Puk Recording Studios
- Industry: Recording studio
- Predecessor: CMC Records; EMI Records; Peter Klokker Fink Iversen;
- Founded: Gjerlev, Denmark
- Founder: John "Puk" Quist; Birte Quist (born Sørensen);
- Headquarters: Gjerlev, Denmark
- Number of locations: 1
- Key people: Nete Ramlau-Hansen; Peter Klokker Fink Iversen; Mogens Balle;
- Owner: Wind Estate

= Puk Recording Studios =

Danish recording studio

Puk Recording Studios, also known as Puk Studio or simply Puk, was a Danish recording studio located in Gjerlev, near Randers.

Since its establishment in the early 1980s, it was used by numerous international artists, including Judas Priest, George Michael, Depeche Mode, and Elton John, as well as many Danish acts such as TV-2, September, Kashmir, and Nephew. In addition to recording facilities, the studio also featured an on-site hotel with wellness amenities and a swimming pool.

== History ==
Puk Recording Studios was founded in the late 1970s by John "Puk" Quist and Birte Quist (born Sørensen) on a former farm estate that had previously functioned as a monastery near the town of Gjerlev. During the mid-1980s, the couple expanded the studio with support from audio engineering student Nete Ramlau-Hansen and local collaborators.

The studio was later incorporated as a joint-stock company, with John and Birte Quist remaining in charge until 1991. That year, due to financial difficulties, creditors placed the company under suspension of payments, eventually leading to bankruptcy proceedings. However, the studio never ceased operations and continued under new ownership.

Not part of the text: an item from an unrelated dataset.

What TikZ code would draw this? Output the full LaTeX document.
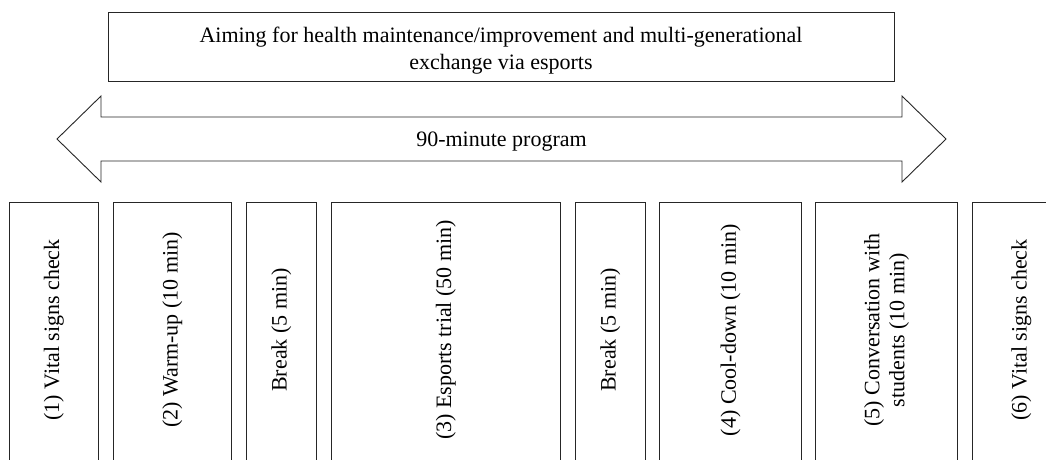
\documentclass[tikz,border=0pt]{standalone}
\usepackage{fontspec}
\setmainfont{Liberation Serif}
\usepackage{tikz}
\usetikzlibrary{positioning,calc}

\tikzset{
    stage/.style={draw=black!85, line width=0.9pt, fill=white, inner sep=0pt, anchor=north west},
    stagetext/.style={rotate=90, align=center, font=\fontsize{22}{25}\selectfont, inner sep=0pt},
}

\begin{document}
\begin{tikzpicture}[x=1pt, y=-1pt]
    \useasboundingbox (0,0) rectangle (1046,459);
    \clip (0,0) rectangle (1046,459);
    %%%%% THE GOAL
    \node[draw=black!85, line width=0.9pt, minimum width=786pt, minimum height=69pt] (GOAL) at (501,46.5) {};
    \node[align=center, font=\fontsize{22}{27}\selectfont] (AIM) at ([yshift=-4pt]GOAL.center)
        {Aiming for health maintenance/improvement and multi-generational\\exchange via esports};
    %%%%% THE 90-MINUTE ARROW
    \coordinate (LTIP) at (57,139);
    \coordinate (RTIP) at (946,139);
    \draw[black!85, line width=0.9pt, line join=miter]
        (LTIP) -- (101,96) -- (101,117) -- (902,117) -- (902,96) -- (RTIP)
        -- (902,182) -- (902,161) -- (101,161) -- (101,182) -- cycle;
    \node[font=\fontsize{22}{26}\selectfont] (PROG) at ($(LTIP)!0.5!(RTIP)+(0,3)$) {90-minute program};
    %%%%% THE STAGES
    \foreach \i/\l/\r/\txt in {1/9/98/{(1) Vital signs check},
        2/113/231/{(2) Warm-up (10 min)},
        3/246/316/{Break (5 min)},
        4/331/560/{(3) Esports trial (50 min)},
        5/575/645/{Break (5 min)},
        6/659/801/{(4) Cool-down (10 min)},
        7/815/957/{(5) Conversation with\\students (10 min)},
        8/972/1070/{(6) Vital signs check}}{
      \node[stage, minimum width={(\r-\l)*1pt}, minimum height=280pt] (S\i) at (\l,202) {};
      \node[stagetext] (T\i) at ([yshift=-128pt]S\i.north) {\txt};
    }
\end{tikzpicture}
\end{document}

In 1984, Peter Klokker Fink Iversen joined the studio as a sound engineer and was later promoted to technical director. He was responsible for the technical design and implementation of the two international-standard studios launched in 1985. Around the same time, Mogens Balle was hired as studio manager. Balle played a key role in promoting the studio internationally through media coverage and active outreach. Balle left the studio in 1988, and in 1991 Iversen took over daily operations.

== Notable clients (1978–1991) ==
During its peak years, Puk Recording Studios hosted a wide range of artists, including:

- Danish artists: Lasse & Mathilde, Susanne Lana, Laban, Bamses Venner, Bjarne Liller, Kliché, Østjysk Musikforsyning, Malurt, Anne Dorte Michelsen, Snapshot, Lars H.U.G., Michael Falch, Kim Larsen, Laid Back, Delta Cross Band, De Gyldne Løver, Per Højholt, TV-2, Anne Grete, One Two, Miss B. Haven, Gnags, 8000 C, Nanna, Skagerack, D-A-D, Pretty Maids, Mænd i Blåt, Sort Sol, Thomas Helmig, Love Shop.
- International artists: Trio (Germany), DéFilm, Jeanne Mas (France), Go West (UK), Danny Wilson (Scotland), George Michael (UK), Wet Wet Wet (Scotland), Depeche Mode (UK), The Kinks (UK), Judas Priest (UK), Elton John (UK), Showaddywaddy (UK), Gary Moore (Northern Ireland), Sisters of Mercy (UK), among others.

== Later development and closure ==
In 1992, Iversen took over operations under a new corporate structure jointly owned with Replay Records and Pladecompagniet. In 1994, the company was acquired by CMC Records, based in Pandrup, with Iversen joining the company's management while remaining studio director.

In 1997, CMC and its assets, including Puk Recording Studios, were acquired by EMI Records, integrating the studio into the EMI Studio Group, which also operated Abbey Road Studios.

In 1999, Peter Klokker Fink Iversen repurchased the studio from EMI, becoming its sole owner. In later years, the studio hosted artists such as Volbeat and Meshuggah.

== Fire and final years ==
On 28 December 2020, the building that housed Puk Recording Studios was destroyed in a fire. The building was empty at the time. Prior to the incident, Iversen had sold the property to Wind Estate, a company that subsequently installed wind turbines on the adjacent land.